A blocker update that sounds like blame: "The deploy is stuck because DevOps hasn't reviewed the PR." Compare to: "Waiting on DevOps review before we can deploy - anyone able to expedite?" Same information, very different reception.

A request that sounds like a demand: "I need the report by EOD." Compare to: "Would it be possible to get the report by EOD? I'm compiling numbers for tomorrow's review." The second version explains context and softens the ask without losing urgency.

  • Blocker updates that implicitly assign blame
  • Requests missing context or a deadline reason
  • Status messages that sound defensive under pressure
  • Follow-up pings that read as impatient
  • Cross-team asks to unfamiliar colleagues

Async Handoffs Across Time Zones

When your team spans multiple time zones, Slack messages often function more like emails than chat: someone reads your message eight hours after you sent it, without the conversational context you had in your head when you wrote it.

In that environment, a vague message doesn't just delay a response -- it can block someone's entire workday. "Can you take a look at this?" with a link and no explanation forces the recipient to go hunting for context. A single paragraph of background, a clear question, and an explicit deadline rescues the async handoff.

FixMyText.AI is particularly useful for these timezone-bridging messages. You draft quickly, then run a rewrite to catch ambiguities and missing context before the other person is even awake.

Client-Facing Slack Workspaces Require a Different Standard

Many agencies, consultancies, and SaaS companies now invite clients into shared Slack workspaces. These channels feel casual but function formally. A message posted there is essentially a client communication, even if you typed it between bites of lunch.

In these workspaces, every message from your team carries brand weight. Typos, ambiguous phrasing, or an accidentally curt tone can erode trust faster than any formal email could, precisely because the casualness of Slack means the reader processes it as unfiltered. There's no 'professional mode' signal that email headers provide.

Before posting in a shared client channel, a quick review -- even a 5-second rewrite pass -- is worth the seconds it takes.

Founder and Leadership Updates in Slack

Team-wide announcements from founders or managers carry outsized weight. When a CEO posts in #general, everyone reads it carefully and interprets subtext. A message that sounds uncertain, rushed, or ambiguous gets discussed in DMs for hours.

Rewriting leadership messages before posting is not about corporate polish -- it's about precision. Does this message answer the question people will immediately have? Does it acknowledge the team's concerns before they're raised? Does it leave room for follow-up questions or shut them down by omission?

FixMyText.AI can help transform a fast-drafted thought into a message that lands with the clarity and confidence the moment requires.

How FixMyText.AI Fits the Slack Workflow

FixMyText.AI works directly inside Slack. You draft your message, activate the extension, and get an improved version in seconds. There's no context switch to another app, no copy-pasting into an external tool, no interruption to the conversation.

The extension detects the Slack message box, offers a rewrite when you want one, and lets you replace the draft or keep the original. It stays out of the way when you don't need it and is there when you do.

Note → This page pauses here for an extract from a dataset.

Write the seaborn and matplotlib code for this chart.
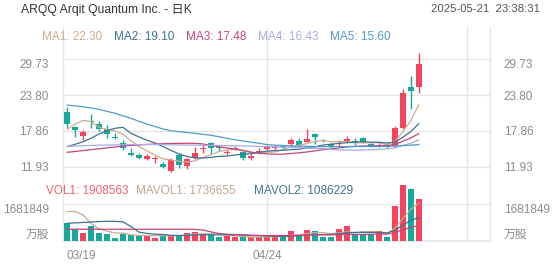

The workflow is: draft normally, glance at the suggestion, decide whether it's better. Most of the time it is, and you save yourself a message you'd have regretted.

What NOT to Rewrite

Not every Slack message needs a polish pass. Over-optimizing short social exchanges kills the conversational feel that makes Slack useful. There's a real cost to sounding too formal in casual contexts.

Emoji reactions, quick acknowledgments like "on it" or "sounds good", single-word replies to a DM from a close colleague -- none of these benefit from a rewrite. The overhead is not worth it, and the result would feel unnatural.

Use the rewrite for messages that cross organizational lines, go to channels, carry requests, report status, or could be misread under stress. Skip it for the ambient chatter that keeps team culture alive.

  • Emoji reactions
  • "Got it", "On it", "Sounds good" to a close colleague
  • Short social check-ins with familiar teammates
  • Ultra-casual 1:1 exchanges where the relationship is already warm

When to Rewrite Before vs. After Drafting

The instinct is to rewrite after you're done drafting, but the moment you get the most value is right before you send. You've already committed your thoughts to text; a rewrite at that point is low-effort because the structure is there and you're just refining.

For longer or more sensitive messages -- a performance-related update, a request that might ruffle feathers, a message about a missed deadline -- draft in full first. Don't interrupt the drafting flow trying to optimize every sentence. Then run the rewrite at the end.

For shorter messages, the rewrite takes under 3 seconds. The cost of skipping it is the risk of sending something that reads wrong.

Team Use: Consistent Professionalism Across the Organization

When multiple team members use FixMyText.AI in Slack, the quality of team communication rises together. Support staff sound more confident. Engineers communicate blockers more clearly. PMs ask for things more effectively. The aggregate effect is a team that communicates better without formal training.

This is particularly valuable for organizations that mix native and non-native English speakers, or teams that operate across cultures where directness norms differ. FixMyText.AI normalizes communication tone without erasing individual voice.

Admins can deploy the extension across the organization, and individual users keep control of when to apply rewrites. No message is changed without the author seeing and approving the suggestion.